— BEGIN Source material —

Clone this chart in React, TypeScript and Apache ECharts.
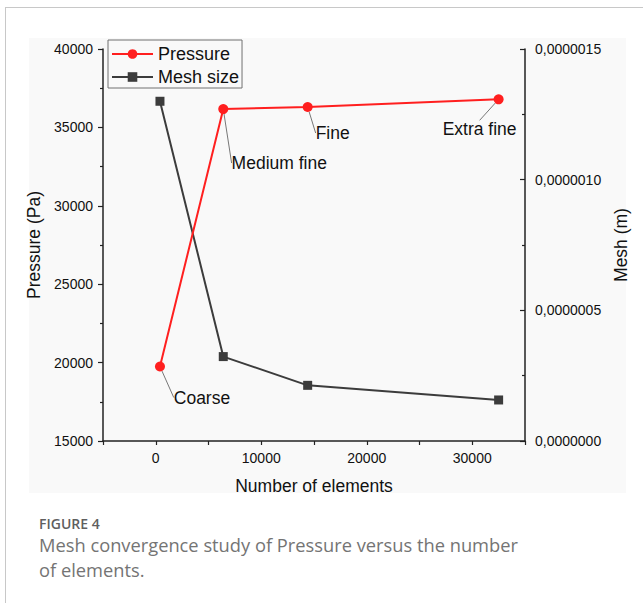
import React, { useEffect, useRef } from "react";
import * as echarts from "echarts";

const elements = [400, 6400, 14400, 32500];
const pressure = [19750, 36170, 36300, 36790];
const meshSize = [1.3e-6, 3.23e-7, 2.13e-7, 1.57e-7];
const meshLabels = ["Coarse", "Medium fine", "Fine", "Extra fine"];
const xTickLabels = [0, 10000, 20000, 30000];

const labelOffsets = [
  [42, 31],
  [56, 54],
  [25, 26],
  [-19, 30],
];

const FONT = "'Liberation Sans', Arial, sans-serif";
const CAPTION_FONT = "'Open Sans', 'Noto Sans', sans-serif";

export default function App() {
  const ref = useRef<HTMLDivElement>(null);
  useEffect(() => {
    if (!ref.current) return;
    const chart = echarts.init(ref.current, undefined, { renderer: "svg" });
    const axisLineStyle = { color: "#222", width: 1.5 };
    const tickStyle = { color: "#222", width: 1.2 };
    const option: any = {
      animation: false,
      backgroundColor: "#ffffff",
      textStyle: { fontFamily: FONT },
      graphic: [
        { type: "rect", z: -10, silent: true, shape: { x: 29, y: 38, width: 597, height: 455 }, style: { fill: "#f9f9f9" } },
        { type: "line", z: -5, shape: { x1: 5, y1: 7.5, x2: 643, y2: 7.5 }, style: { stroke: "#c8c8c8", lineWidth: 1 } },
        { type: "line", z: -5, shape: { x1: 5.5, y1: 7, x2: 5.5, y2: 603 }, style: { stroke: "#c8c8c8", lineWidth: 1 } },
        { type: "text", x: 39, y: 516, style: { text: "FIGURE 4", font: `600 14px ${CAPTION_FONT}`, fill: "#5f5f5f" } },
        { type: "text", x: 39, y: 535, style: { text: "Mesh convergence study of Pressure versus the number", font: `18.3px ${CAPTION_FONT}`, fill: "#747474" } },
        { type: "text", x: 39, y: 560, style: { text: "of elements.", font: `18.3px ${CAPTION_FONT}`, fill: "#747474" } },
      ],
      legend: {
        orient: "vertical",
        left: 108,
        top: 40,
        padding: [5, 3, 2, 3],
        itemGap: 5,
        itemWidth: 41,
        itemHeight: 12,
        borderColor: "#707070",
        borderWidth: 1,
        textStyle: { fontSize: 18, color: "#111", fontFamily: FONT },
        data: ["Pressure", "Mesh size"],
      },
      grid: { left: 103, top: 49, width: 422, height: 392, containLabel: false },
      xAxis: {
        type: "value",
        min: -5000,
        max: 35000,
        interval: 5000,
        name: "Number of elements",
        nameLocation: "middle",
        nameGap: 36,
        nameTextStyle: { fontSize: 17.5, color: "#111", fontFamily: FONT },
        axisLine: { show: true, onZero: false, lineStyle: axisLineStyle },
        axisTick: { show: true, length: 4, lineStyle: tickStyle },
        axisLabel: {
          fontSize: 14,
          color: "#111",
          margin: 10,
          fontFamily: FONT,
          formatter: (v: number) => (xTickLabels.indexOf(v) >= 0 ? String(v) : ""),
        },
        splitLine: { show: false },
      },
      yAxis: [
        {
          type: "value",
          min: 15000,
          max: 40000,
          interval: 5000,
          name: "Pressure (Pa)",
          nameLocation: "middle",
          nameGap: 53,
          nameTextStyle: { fontSize: 17.5, color: "#111", fontFamily: FONT },
          axisLine: { show: true, onZero: false, lineStyle: axisLineStyle },
          axisTick: { show: true, length: 5, lineStyle: tickStyle },
          minorTick: { show: true, splitNumber: 2, length: 3, lineStyle: tickStyle },
          axisLabel: { fontSize: 14, color: "#111", margin: 10, fontFamily: FONT, formatter: (v: number) => String(v) },
          splitLine: { show: false },
        },
        {
          type: "value",
          min: 0,
          max: 1.5e-6,
          interval: 5e-7,
          position: "right",
          name: "Mesh (m)",
          nameLocation: "middle",
          nameRotate: 90,
          nameGap: 78,
          nameTextStyle: { fontSize: 17.5, color: "#111", fontFamily: FONT },
          axisLine: { show: true, onZero: false, lineStyle: axisLineStyle },
          axisTick: { show: true, inside: true, length: 5, lineStyle: tickStyle },
          minorTick: { show: true, splitNumber: 2, length: 3, lineStyle: tickStyle },
          axisLabel: {
            fontSize: 14,
            color: "#111",
            margin: 10,
            fontFamily: FONT,
            formatter: (v: number) => v.toFixed(7).replace(".", ","),
          },
          splitLine: { show: false },
        },
      ],
      series: [
        {
          name: "Mesh size",
          type: "line",
          yAxisIndex: 1,
          data: elements.map((x, i) => [x, meshSize[i]]),
          symbol: "rect",
          symbolSize: 9,
          itemStyle: { color: "#3c3c3c" },
          lineStyle: { color: "#3c3c3c", width: 2 },
          z: 3,
        },
        {
          name: "Pressure",
          type: "line",
          yAxisIndex: 0,
          data: elements.map((x, i) => [x, pressure[i]]),
          symbol: "circle",
          symbolSize: 10,
          itemStyle: { color: "#ff1f1f" },
          lineStyle: { color: "#ff1f1f", width: 2 },
          z: 4,
          label: {
            show: true,
            position: "inside",
            formatter: (p: any) => meshLabels[p.dataIndex],
            fontSize: 17.5,
            color: "#111",
            fontFamily: FONT,
          },
          labelLayout: (p: any) => ({ dx: labelOffsets[p.dataIndex][0], dy: labelOffsets[p.dataIndex][1] }),
          labelLine: { show: true, lineStyle: { color: "#555", width: 0.8 } },
        },
      ],
    };
    chart.setOption(option);
    return () => chart.dispose();
  }, []);
  return (
    <div style={{ position: "absolute", left: 0, top: 0, width: 643, height: 603 }}>
      <div ref={ref} style={{ width: 643, height: 603 }} />
    </div>
  );
}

— END Source material —

» **What this task involves**:
Retype everything in the material word for word, minus pictures.

» **Result for this task**:
Clone this chart in React, TypeScript and Apache ECharts.
import React, { useEffect, useRef } from "react";
import * as echarts from "echarts";

const elements = [400, 6400, 14400, 32500];
const pressure = [19750, 36170, 36300, 36790];
const meshSize = [1.3e-6, 3.23e-7, 2.13e-7, 1.57e-7];
const meshLabels = ["Coarse", "Medium fine", "Fine", "Extra fine"];
const xTickLabels = [0, 10000, 20000, 30000];

const labelOffsets = [
  [42, 31],
  [56, 54],
  [25, 26],
  [-19, 30],
];

const FONT = "'Liberation Sans', Arial, sans-serif";
const CAPTION_FONT = "'Open Sans', 'Noto Sans', sans-serif";

export default function App() {
  const ref = useRef<HTMLDivElement>(null);
  useEffect(() => {
    if (!ref.current) return;
    const chart = echarts.init(ref.current, undefined, { renderer: "svg" });
    const axisLineStyle = { color: "#222", width: 1.5 };
    const tickStyle = { color: "#222", width: 1.2 };
    const option: any = {
      animation: false,
      backgroundColor: "#ffffff",
      textStyle: { fontFamily: FONT },
      graphic: [
        { type: "rect", z: -10, silent: true, shape: { x: 29, y: 38, width: 597, height: 455 }, style: { fill: "#f9f9f9" } },
        { type: "line", z: -5, shape: { x1: 5, y1: 7.5, x2: 643, y2: 7.5 }, style: { stroke: "#c8c8c8", lineWidth: 1 } },
        { type: "line", z: -5, shape: { x1: 5.5, y1: 7, x2: 5.5, y2: 603 }, style: { stroke: "#c8c8c8", lineWidth: 1 } },
        { type: "text", x: 39, y: 516, style: { text: "FIGURE 4", font: `600 14px ${CAPTION_FONT}`, fill: "#5f5f5f" } },
        { type: "text", x: 39, y: 535, style: { text: "Mesh convergence study of Pressure versus the number", font: `18.3px ${CAPTION_FONT}`, fill: "#747474" } },
        { type: "text", x: 39, y: 560, style: { text: "of elements.", font: `18.3px ${CAPTION_FONT}`, fill: "#747474" } },
      ],
      legend: {
        orient: "vertical",
        left: 108,
        top: 40,
        padding: [5, 3, 2, 3],
        itemGap: 5,
        itemWidth: 41,
        itemHeight: 12,
        borderColor: "#707070",
        borderWidth: 1,
        textStyle: { fontSize: 18, color: "#111", fontFamily: FONT },
        data: ["Pressure", "Mesh size"],
      },
      grid: { left: 103, top: 49, width: 422, height: 392, containLabel: false },
      xAxis: {
        type: "value",
        min: -5000,
        max: 35000,
        interval: 5000,
        name: "Number of elements",
        nameLocation: "middle",
        nameGap: 36,
        nameTextStyle: { fontSize: 17.5, color: "#111", fontFamily: FONT },
        axisLine: { show: true, onZero: false, lineStyle: axisLineStyle },
        axisTick: { show: true, length: 4, lineStyle: tickStyle },
        axisLabel: {
          fontSize: 14,
          color: "#111",
          margin: 10,
          fontFamily: FONT,
          formatter: (v: number) => (xTickLabels.indexOf(v) >= 0 ? String(v) : ""),
        },
        splitLine: { show: false },
      },
      yAxis: [
        {
          type: "value",
          min: 15000,
          max: 40000,
          interval: 5000,
          name: "Pressure (Pa)",
          nameLocation: "middle",
          nameGap: 53,
          nameTextStyle: { fontSize: 17.5, color: "#111", fontFamily: FONT },
          axisLine: { show: true, onZero: false, lineStyle: axisLineStyle },
          axisTick: { show: true, length: 5, lineStyle: tickStyle },
          minorTick: { show: true, splitNumber: 2, length: 3, lineStyle: tickStyle },
          axisLabel: { fontSize: 14, color: "#111", margin: 10, fontFamily: FONT, formatter: (v: number) => String(v) },
          splitLine: { show: false },
        },
        {
          type: "value",
          min: 0,
          max: 1.5e-6,
          interval: 5e-7,
          position: "right",
          name: "Mesh (m)",
          nameLocation: "middle",
          nameRotate: 90,
          nameGap: 78,
          nameTextStyle: { fontSize: 17.5, color: "#111", fontFamily: FONT },
          axisLine: { show: true, onZero: false, lineStyle: axisLineStyle },
          axisTick: { show: true, inside: true, length: 5, lineStyle: tickStyle },
          minorTick: { show: true, splitNumber: 2, length: 3, lineStyle: tickStyle },
          axisLabel: {
            fontSize: 14,
            color: "#111",
            margin: 10,
            fontFamily: FONT,
            formatter: (v: number) => v.toFixed(7).replace(".", ","),
          },
          splitLine: { show: false },
        },
      ],
      series: [
        {
          name: "Mesh size",
          type: "line",
          yAxisIndex: 1,
          data: elements.map((x, i) => [x, meshSize[i]]),
          symbol: "rect",
          symbolSize: 9,
          itemStyle: { color: "#3c3c3c" },
          lineStyle: { color: "#3c3c3c", width: 2 },
          z: 3,
        },
        {
          name: "Pressure",
          type: "line",
          yAxisIndex: 0,
          data: elements.map((x, i) => [x, pressure[i]]),
          symbol: "circle",
          symbolSize: 10,
          itemStyle: { color: "#ff1f1f" },
          lineStyle: { color: "#ff1f1f", width: 2 },
          z: 4,
          label: {
            show: true,
            position: "inside",
            formatter: (p: any) => meshLabels[p.dataIndex],
            fontSize: 17.5,
            color: "#111",
            fontFamily: FONT,
          },
          labelLayout: (p: any) => ({ dx: labelOffsets[p.dataIndex][0], dy: labelOffsets[p.dataIndex][1] }),
          labelLine: { show: true, lineStyle: { color: "#555", width: 0.8 } },
        },
      ],
    };
    chart.setOption(option);
    return () => chart.dispose();
  }, []);
  return (
    <div style={{ position: "absolute", left: 0, top: 0, width: 643, height: 603 }}>
      <div ref={ref} style={{ width: 643, height: 603 }} />
    </div>
  );
}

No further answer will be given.